Dotado de una plástica poderosa y emotiva y una narrativa poética, este excelente cómic es una obra mayor
No es, empero, una propuesta autobiográfica stricto sensu, aunque el autor recurra a historias que le legó su abuela, y que confieren una fuerza inusitada a los episodios que transcurren en el norteño Valle del Chamán del Perú, sino más bien una profunda reflexión acerca del azar que mueve los hilos de nuestra existencia, y de ahí el sutil subrayado sobre la importancia de las máquinas tragaperras en la vida de Isidoro, ese hombre “con mal ojo y demasiada buena fe”.

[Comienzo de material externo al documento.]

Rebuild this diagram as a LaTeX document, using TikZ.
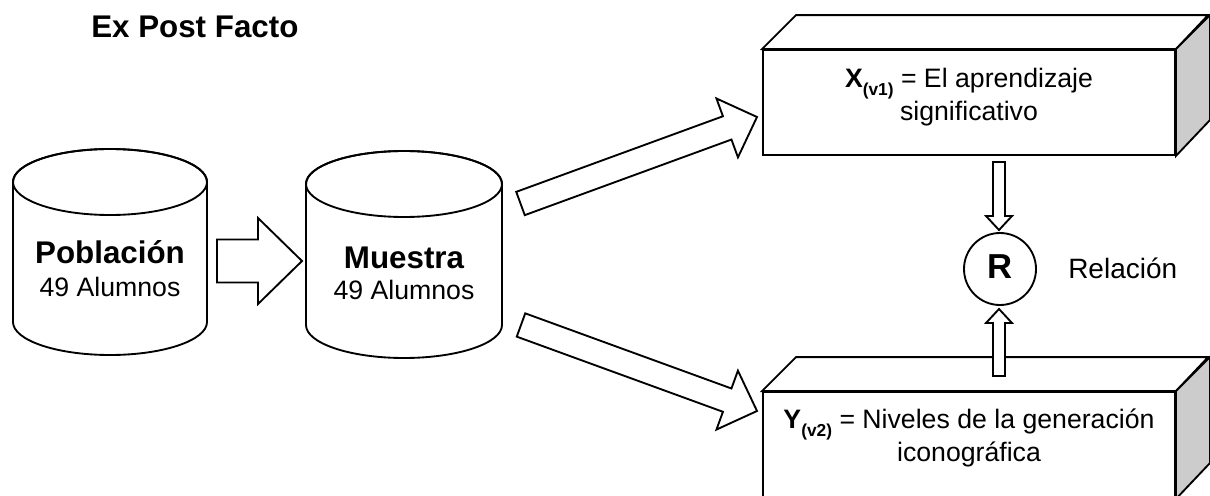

Pero, de la misma manera que cuando veo Encadenados de Hitchcock tengo la sensación de estar contemplando una película sobre puertas y llaves, lo que quizá sea una deformación, leyendo este regalo que nos ha vuelto a hacer López Lam veo baúles y cajas por todos lados. Desde aquellos en los que la gente guarda cosas que le atan por igual a su pasado o a su futuro, y cuya suerte queda a menudo a merced de circunstancias que escapan a su control (esas ratas que dejan reducidos a la mínima expresión los ahorros de Isidoro), hasta –los más importantes– esos otros cofres cerebrales que encierran una mentalidad demasiado hermética como para percibir que la vida ofrece formas alternativas de acceder a un grado de conciencia más profundo.
Si aceptan el reto de enfrentarse a una obra que les exigirá algo más de lentitud de lo habitual en un cómic, créanme que estarán paladeando una obra mayor.